Faciliter les retours
Enfin, la Commission a proposé d’intensifier les accords de réadmission avec les pays d’origine des migrants pour faciliter le retour des personnes n’ayant pas obtenu l’asile. L’accès aux visas européens serait facilité pour les Etats qui accueillent leurs ressortissants reconduits, et durci à l’inverse pour les moins coopératifs. Le 2 mars 2022, un nouveau coordinateur de l’UE chargé des retours a été nommé.
Le 24 janvier 2023, la Commission européenne a publié une stratégie opérationnelle pour une politique plus efficace en matière de retours. Celle-ci invite les Etats membres à négocier chacun avec quelques pays partenaires pour qu’ils acceptent le retour d’un plus grand nombre de leurs ressortissants. Seuls 21 % des migrants irréguliers reviennent effectivement dans leur pays d’origine après avoir reçu une décision négative d’un Etat membre sur leur demande d’asile.
La fin du système de Dublin ?
Quelques jours avant la présentation du Pacte sur la migration et l’asile en 2020, Ursula von der Leyen avait annoncé vouloir “abolir le règlement de Dublin”, qui régit l’accueil des demandeurs d’asile depuis 1990. Un système peu efficace et dénoncé par les Etats en première ligne dans la gestion des demandes d’asile.
Peu après la crise des réfugiés de 2015, année où 1,28 million de demandes d’asiles avaient été déposées sur le territoire de l’UE (contre environ 966 000 en 2022), la précédente Commission avait tenté de faire adopter plusieurs réformes. Un projet resté lettre morte face aux réticences des Etats membres à faire preuve de plus de solidarité dans l’accueil des migrants. Ceux-ci se concentrent en effet dans les pays d’arrivée des routes migratoires : l’Italie, la Grèce, l’Espagne ou encore Malte.
Conformément au système de Dublin, les demandes d’asile ont majoritairement été traitées dans les pays d’entrée sur le territoire européen. Bien qu’un système de relocalisation des demandeurs ait été adopté, sa mise en œuvre a été largement limitée. L’hostilité de plusieurs pays européens, dont ceux du groupe de Visegrád (Hongrie, Pologne, République tchèque et Slovaquie), a largement contribué à cet échec.

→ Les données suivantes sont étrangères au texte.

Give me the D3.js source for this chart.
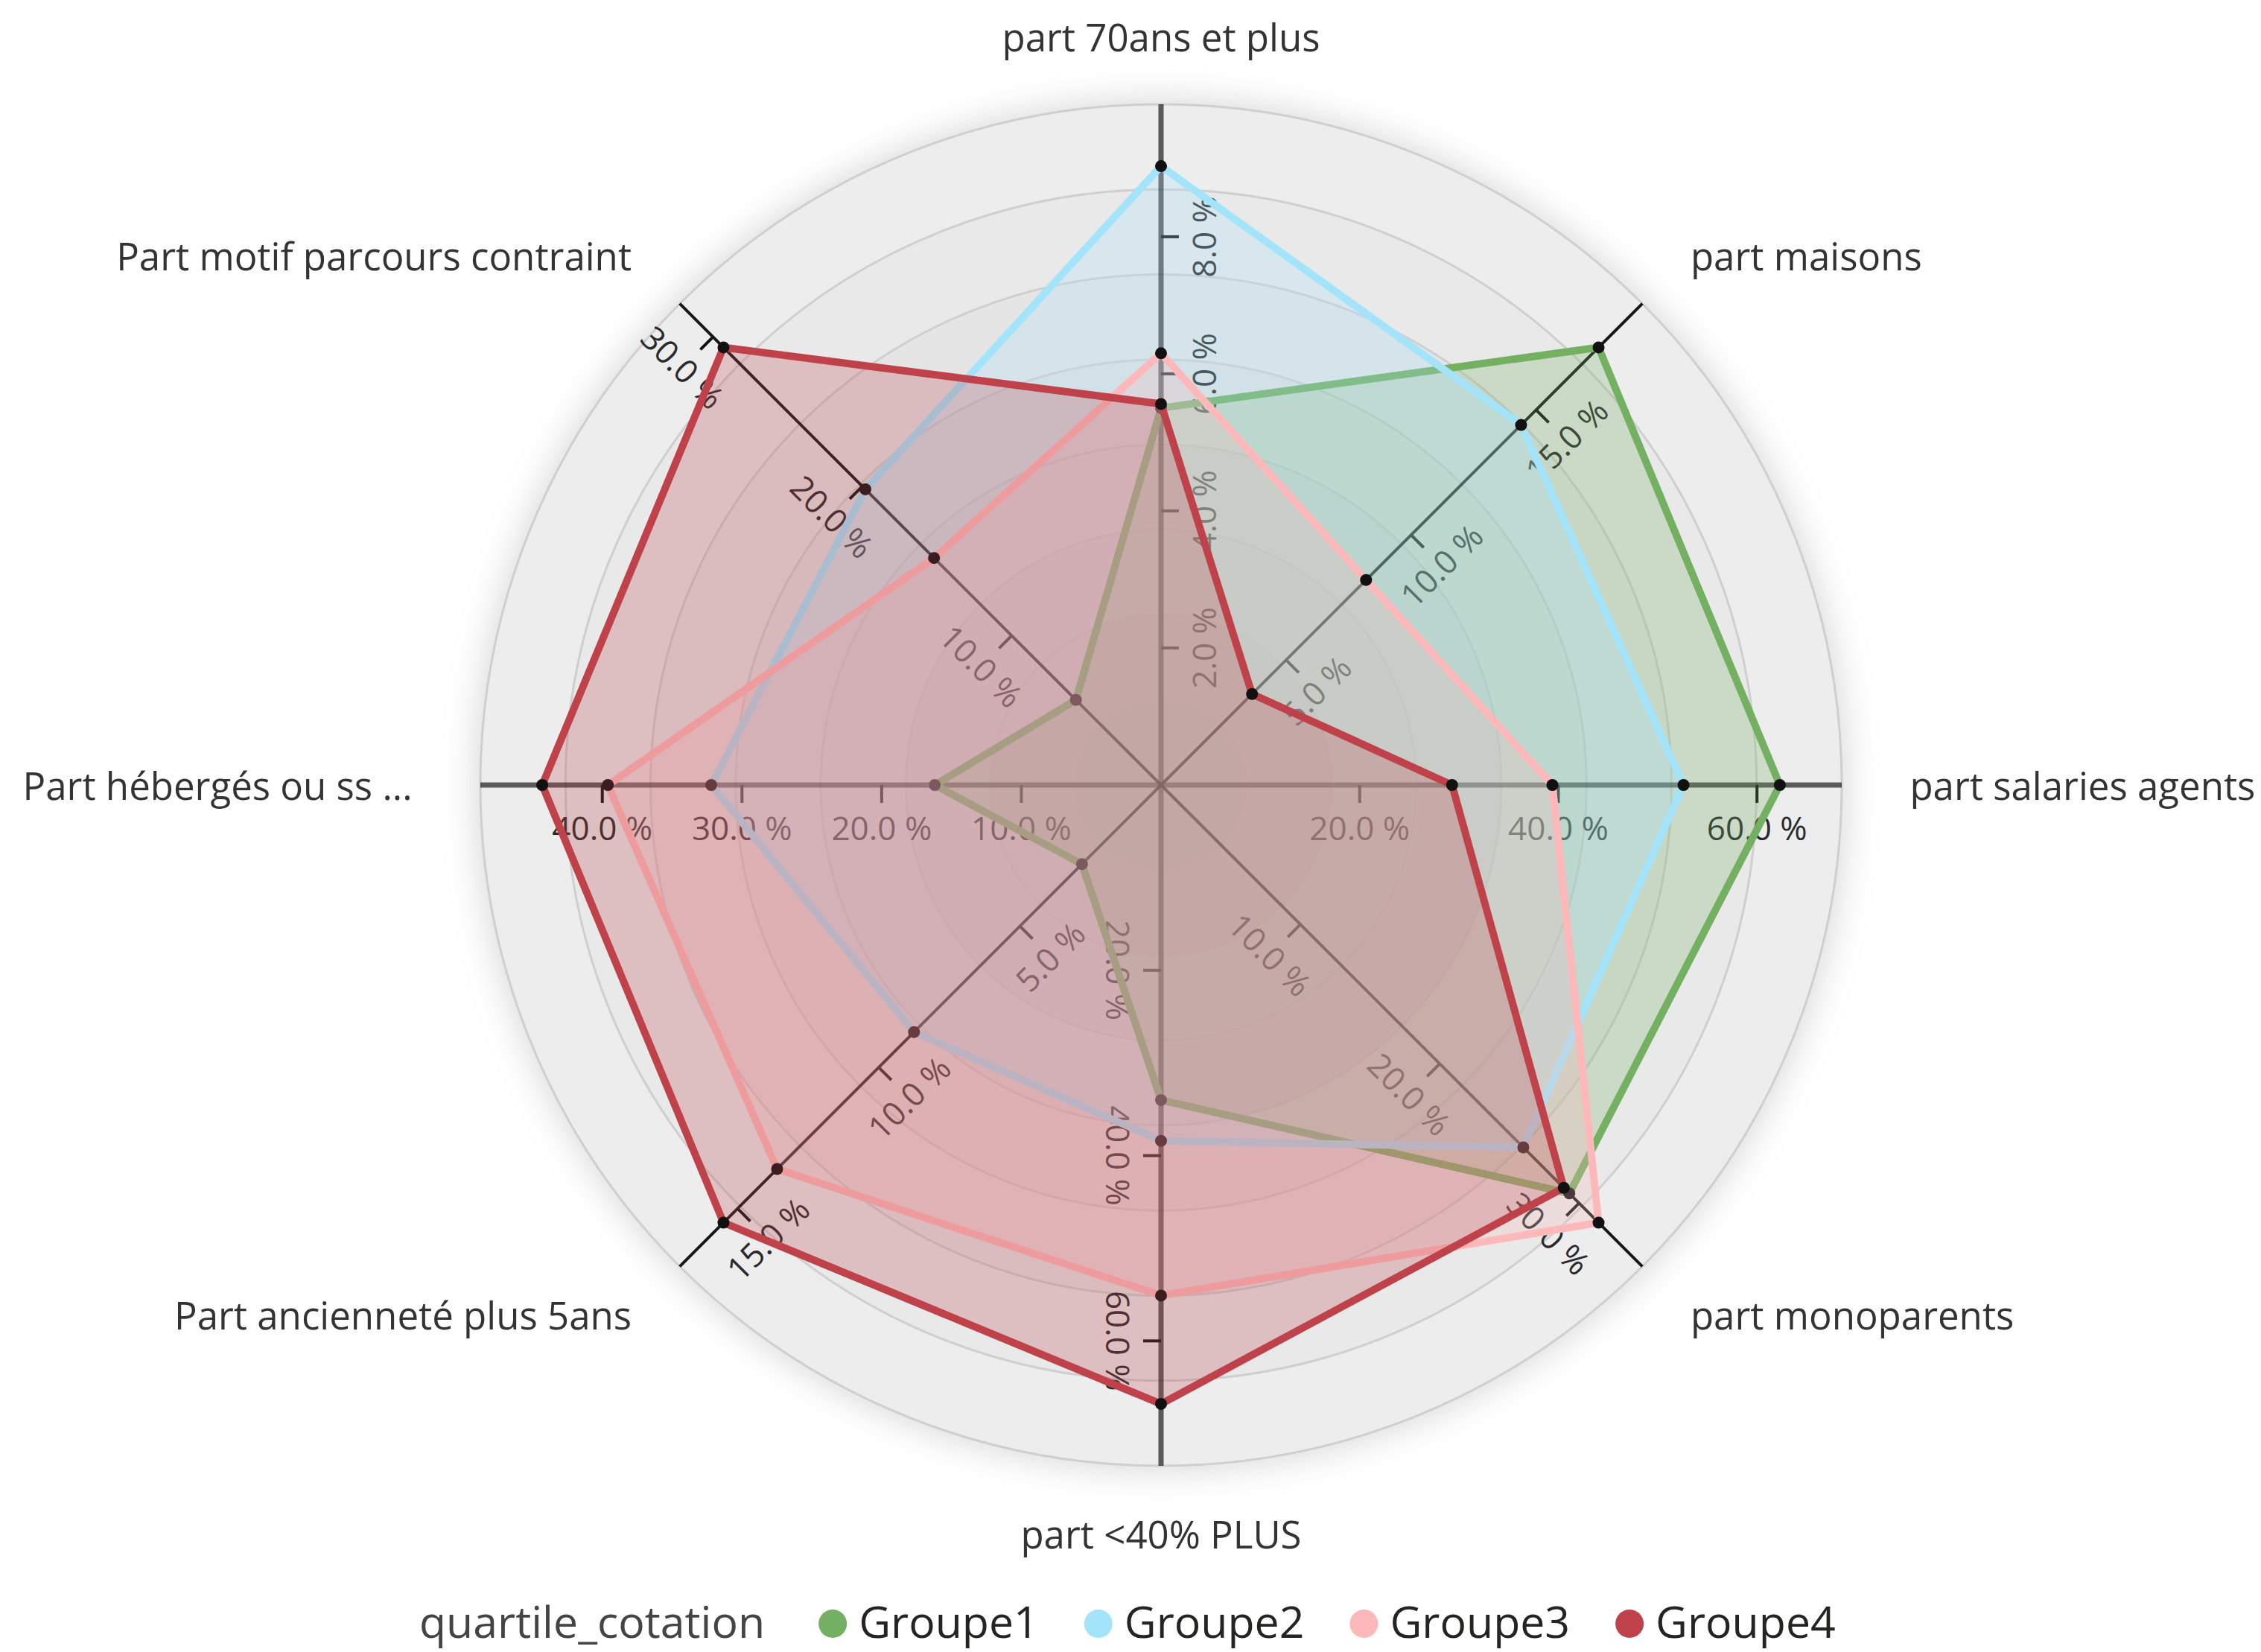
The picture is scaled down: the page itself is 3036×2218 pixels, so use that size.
<!DOCTYPE html>
<html>
<head>
<meta charset="utf-8">
<script src="https://cdn.jsdelivr.net/npm/d3@7"></script>
<style>
  body { margin: 0; background: #fff; }
  svg text { font-family: "Segoe UI", "Open Sans", sans-serif; }
</style>
</head>
<body>
<svg id="chart" width="3036" height="2218"></svg>
<script>
// Radar chart of the "quartile_cotation" groups, one scale per axis.

var AXES = [
  "part 70ans et plus",
  "part maisons",
  "part salaries agents",
  "part monoparents",
  "part <40% PLUS",
  "Part ancienneté plus 5ans",
  "Part hébergés ou ss ...",
  "Part motif parcours contraint"
];

// Tick values shown on each axis (percent).
var AXIS_TICKS = [
  [2, 4, 6, 8],
  [5, 10, 15],
  [20, 40, 60],
  [10, 20, 30],
  [20, 40, 60],
  [5, 10, 15],
  [10, 20, 30, 40],
  [10, 20, 30]
];

var GROUPS = ["Groupe1", "Groupe2", "Groupe3", "Groupe4"];
var COLORS = ["#74B062", "#A3E4FB", "#FDB9B9", "#BF424A"];
var LEGEND_TITLE = "quartile_cotation";

// Values per group, same order as AXES (percent).
var groupe1 = [5.5, 17.5, 62.3, 29.3, 34.0, 2.8, 16.2, 5.7];
var groupe2 = [9.03, 14.4, 52.6, 26.0, 38.4, 8.75, 32.2, 19.8];
var groupe3 = [6.3, 8.2, 39.4, 31.4, 55.1, 13.6, 39.6, 15.2];
var groupe4 = [5.56, 3.64, 29.3, 28.9, 66.8, 15.5, 44.3, 29.3];

var SERIES = [groupe1, groupe2, groupe3, groupe4];

var CX = 1559, CY = 1054;
var R = 914;
var LEVELS = 8;

var svg = d3.select("#chart");

// soft shadow round the background disc
var defs = svg.append("defs");
defs.append("filter")
    .attr("id", "blur")
    .attr("x", "-20%").attr("y", "-20%")
    .attr("width", "140%").attr("height", "140%")
  .append("feGaussianBlur")
    .attr("stdDeviation", 22);

var chart = svg.append("g")
    .attr("transform", "translate(" + CX + "," + CY + ")");

// Angle of axis i, radians, 0 = up, clockwise (d3.lineRadial convention).
var angle = d3.scaleLinear()
    .domain([0, AXES.length])
    .range([0, 2 * Math.PI]);

// One linear scale per axis, max is 1.1 x the largest value on it.
var scales = AXES.map(function(a, i) {
  var m = d3.max(SERIES, function(s) { return s[i]; });
  return d3.scaleLinear().domain([0, m * 1.1]).range([0, R]);
});

function px(i, r) { return r * Math.sin(angle(i)); }
function py(i, r) { return -r * Math.cos(angle(i)); }

// Background: shadow, base disc, then stacked rings getting darker inward.
chart.append("circle")
    .attr("r", R + 8)
    .attr("fill", "#9a9a9a")
    .attr("opacity", 0.35)
    .attr("filter", "url(#blur)");

chart.append("circle")
    .attr("r", R)
    .attr("fill", "#ededed");

var levels = d3.range(LEVELS, 0, -1).map(function(k) { return R * k / LEVELS; });
chart.append("g").attr("class", "levels")
  .selectAll("circle")
  .data(levels)
  .join("circle")
    .attr("r", function(d) { return d; })
    .attr("fill", "#000")
    .attr("fill-opacity", function(d, i) { return i === 0 ? 0 : 0.016; })
    .attr("stroke", "#cfcfcf")
    .attr("stroke-width", 3);

// Axis lines
var axisG = chart.append("g").attr("class", "axes");
AXES.forEach(function(name, i) {
  var aligned = i % 2 === 0;
  axisG.append("line")
      .attr("x1", 0).attr("y1", 0)
      .attr("x2", px(i, R)).attr("y2", py(i, R))
      .attr("stroke", "#000")
      .attr("stroke-opacity", aligned ? 0.62 : 0.9)
      .attr("stroke-width", aligned ? 7 : 4);
});

// Ticks and rotated tick labels, placed on the same side as the labels.
AXES.forEach(function(name, i) {
  var deg = angle(i) * 180 / Math.PI - 90;       // screen angle, 0 = right
  var rad = deg * Math.PI / 180;
  var rot = Math.cos(rad) < -0.01 ? deg - 180 : deg;
  var rr = rot * Math.PI / 180;
  var nx = -Math.sin(rr), ny = Math.cos(rr);   // local +y of the rotated frame

  AXIS_TICKS[i].forEach(function(t) {
    var r = scales[i](t);
    var x = px(i, r), y = py(i, r);
    axisG.append("line")
        .attr("x1", x).attr("y1", y)
        .attr("x2", x + nx * 24).attr("y2", y + ny * 24)
        .attr("stroke", "#111")
        .attr("stroke-width", 4);
    axisG.append("text")
        .attr("transform", "translate(" + (x + nx * 57) + "," + (y + ny * 57) + ") rotate(" + rot + ")")
        .attr("text-anchor", "middle")
        .attr("dominant-baseline", "central")
        .attr("font-size", 44)
        .attr("fill", "#2a2a2a")
        .text(t.toFixed(1) + " %");
  });
});

// Group polygons, drawn in order so Groupe4 ends up on top.
var radial = d3.lineRadial()
    .angle(function(d, i) { return angle(i); })
    .radius(function(d, i) { return scales[i](d); })
    .curve(d3.curveLinearClosed);

SERIES.forEach(function(values, g) {
  var sg = chart.append("g").attr("class", "series");
  sg.append("path")
      .attr("d", radial(values))
      .attr("fill", COLORS[g])
      .attr("fill-opacity", 0.25)
      .attr("stroke", COLORS[g])
      .attr("stroke-width", 10)
      .attr("stroke-linejoin", "miter");
  sg.selectAll("circle")
    .data(values)
    .join("circle")
      .attr("cx", function(d, i) { return px(i, scales[i](d)); })
      .attr("cy", function(d, i) { return py(i, scales[i](d)); })
      .attr("r", 8)
      .attr("fill", "#111");
});

// Category labels
chart.append("g").attr("class", "labels")
  .selectAll("text")
  .data(AXES)
  .join("text")
    .attr("x", function(d, i) { return px(i, R * 1.1); })
    .attr("y", function(d, i) { return py(i, R * 1.1); })
    .attr("text-anchor", function(d, i) {
      var s = Math.sin(angle(i));
      if (Math.abs(s) < 0.01) return "middle";
      return s > 0 ? "start" : "end";
    })
    .attr("dominant-baseline", "central")
    .attr("font-size", 51)
    .attr("fill", "#333")
    .text(function(d) { return d; });

// Legend along the bottom
var legend = svg.append("g")
    .attr("transform", "translate(563,2176)");

var title = legend.append("text")
    .attr("x", 0).attr("y", 0)
    .attr("dominant-baseline", "central")
    .attr("font-size", 59)
    .attr("fill", "#444")
    .text(LEGEND_TITLE);

var lx = title.node().getComputedTextLength() + 91;
GROUPS.forEach(function(name, g) {
  legend.append("circle")
      .attr("cx", lx).attr("cy", 4)
      .attr("r", 19)
      .attr("fill", COLORS[g]);
  var t = legend.append("text")
      .attr("x", lx + 35).attr("y", 0)
      .attr("dominant-baseline", "central")
      .attr("font-size", 59)
      .attr("fill", "#252423")
      .text(name);
  lx += 35 + t.node().getComputedTextLength() + 80;
});
</script>
</body>
</html>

Adopté en 2016, un accord controversé avec la Turquie a néanmoins permis de limiter l’afflux de migrants sur le territoire européen. En contrepartie d’une rétribution financière, le pays s’est engagé à exercer des contrôles plus stricts à ses frontières pour juguler l’immigration illégale ainsi qu’à accueillir tous les migrants illégaux venus de son territoire et arrêtés en Grèce. L’année suivante, un accord similaire a été conclu avec la Libye. En juillet 2023, c’est avec la Tunisie que l’UE a conclu un tel partenariat, puis en mars 2024 avec la Mauritanie et l’Egypte.
De fait, le nouveau projet ne semble pas remettre fondamentalement en cause la règle générale de Dublin : qu’importe le pays de l’UE où le demandeur d’asile se trouve, il verrait sa demande traitée par le pays qui a enregistré son arrivée sur le sol européen.

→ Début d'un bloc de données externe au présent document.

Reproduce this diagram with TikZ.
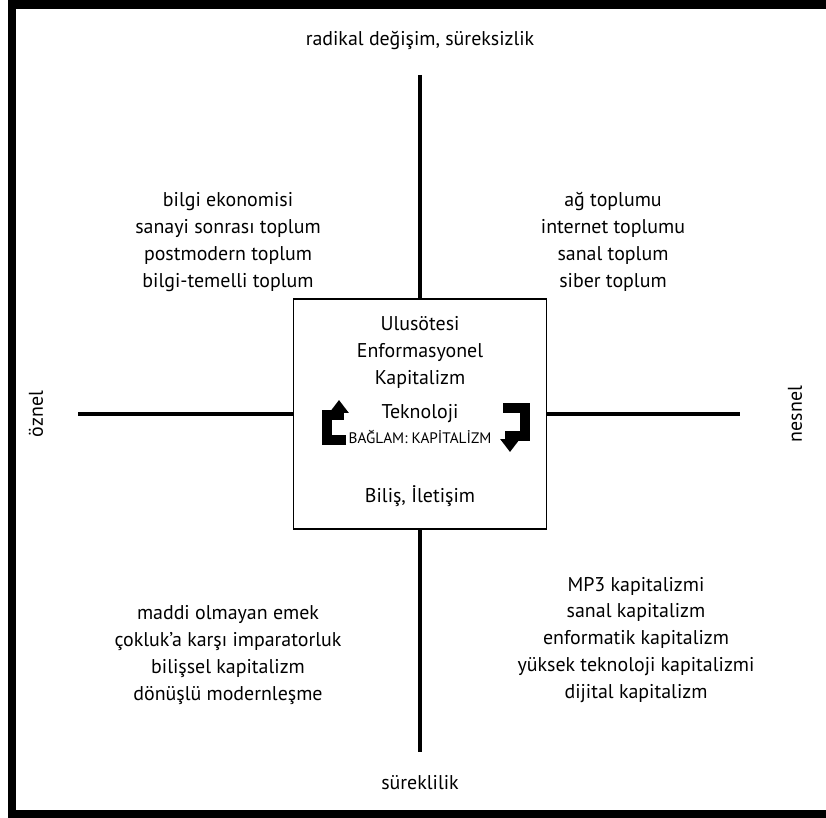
\documentclass[tikz,border=0pt]{standalone}
\usepackage{fontspec}
\setmainfont{PT Sans}
\usetikzlibrary{arrows.meta}
\tikzset{
  cerceve/.style={draw=black, line width=7.4pt},
  eksen/.style={draw=black, line width=3.4pt},
  kutu/.style={rectangle, draw=black, line width=1.3pt, minimum width=7.6cm, minimum height=6.9cm, inner sep=0pt},
  metin/.style={align=center, font=\fontsize{17}{23}\selectfont, inner sep=0pt},
  kucuk/.style={align=center, font=\fontsize{13}{15}\selectfont, inner sep=0pt},
  donus/.style={draw=black, line width=8.5pt, line join=miter, -{Triangle[length=11pt, width=16pt]}},
}

\begin{document}
\begin{tikzpicture}[x=0.03cm, y=-0.03cm]
  \useasboundingbox (0,0) rectangle (826,818);
  \clip (0,0) rectangle (826,818);

  % ---------------- cerceve ----------------
  \draw[cerceve] (12,4.5) rectangle (840,814);

  % ---------------- orta kutu ve eksenler ----------------
  \node[kutu] (kutu) at (420,414) {};
  \coordinate (ust) at (420,75);
  \coordinate (alt) at (420,752);
  \coordinate (sol) at (78,414);
  \coordinate (sag) at (740,414);
  \draw[eksen] (ust) -- (kutu.north);
  \draw[eksen] (kutu.south) -- (alt);
  \draw[eksen] (sol) -- (kutu.west);
  \draw[eksen] (kutu.east) -- (sag);

  % ---------------- eksen etiketleri ----------------
  \node[metin] (radikal) at (420,40) {radikal değişim, süreksizlik};
  \node[metin] (sureklilik) at (420,783) {süreklilik};
  \node[metin, rotate=90] (oznel) at (36,414) {öznel};
  \node[metin, rotate=90] (nesnel) at (795,414) {nesnel};

  % ---------------- kutu icerigi ----------------
  \node[metin] (baslik) at (420,352) {Ulusötesi\\Enformasyonel\\Kapitalizm};
  \node[metin] (teknoloji) at (420,414) {Teknoloji};
  \node[kucuk] (baglam) at (420,437) {BAĞLAM: KAPİTALİZM};
  \node[metin] (bilis) at (420,496) {Biliş, İletişim};
  \draw[donus] (346,440) -- (327,440) -- (327,415) -- (339,415) -- (339,400);
  \draw[donus] (503,408) -- (525,408) -- (525,436) -- (510,436) -- (510,452);

  % ---------------- dortte birler ----------------
  \node[metin] (solust) at (228,242) {bilgi ekonomisi\\sanayi sonrası toplum\\postmodern toplum\\bilgi-temelli toplum};
  \node[metin] (sagust) at (613,242) {ağ toplumu\\internet toplumu\\sanal toplum\\siber toplum};
  \node[metin] (solalt) at (228,655) {maddi olmayan emek\\çokluk’a karşı imparatorluk\\bilişsel kapitalizm\\dönüşlü modernleşme};
  \node[metin] (sagalt) at (636,640) {MP3 kapitalizmi\\sanal kapitalizm\\enformatik kapitalizm\\yüksek teknoloji kapitalizmi\\dijital kapitalizm};
\end{tikzpicture}
\end{document}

Certaines exceptions permettent aujourd’hui de déroger à ce principe, comme la présence d’un membre de sa famille dans un autre Etat membre. Le Pacte y ajoute de nouveaux critères d’exception, tels que l’intérêt de l’enfant, les diplômes, les relations significatives avec le pays et les connaissances linguistiques du demandeur. Les cas de regroupement familial seront par exemple traités en priorité et les liens familiaux identifiés rapidement.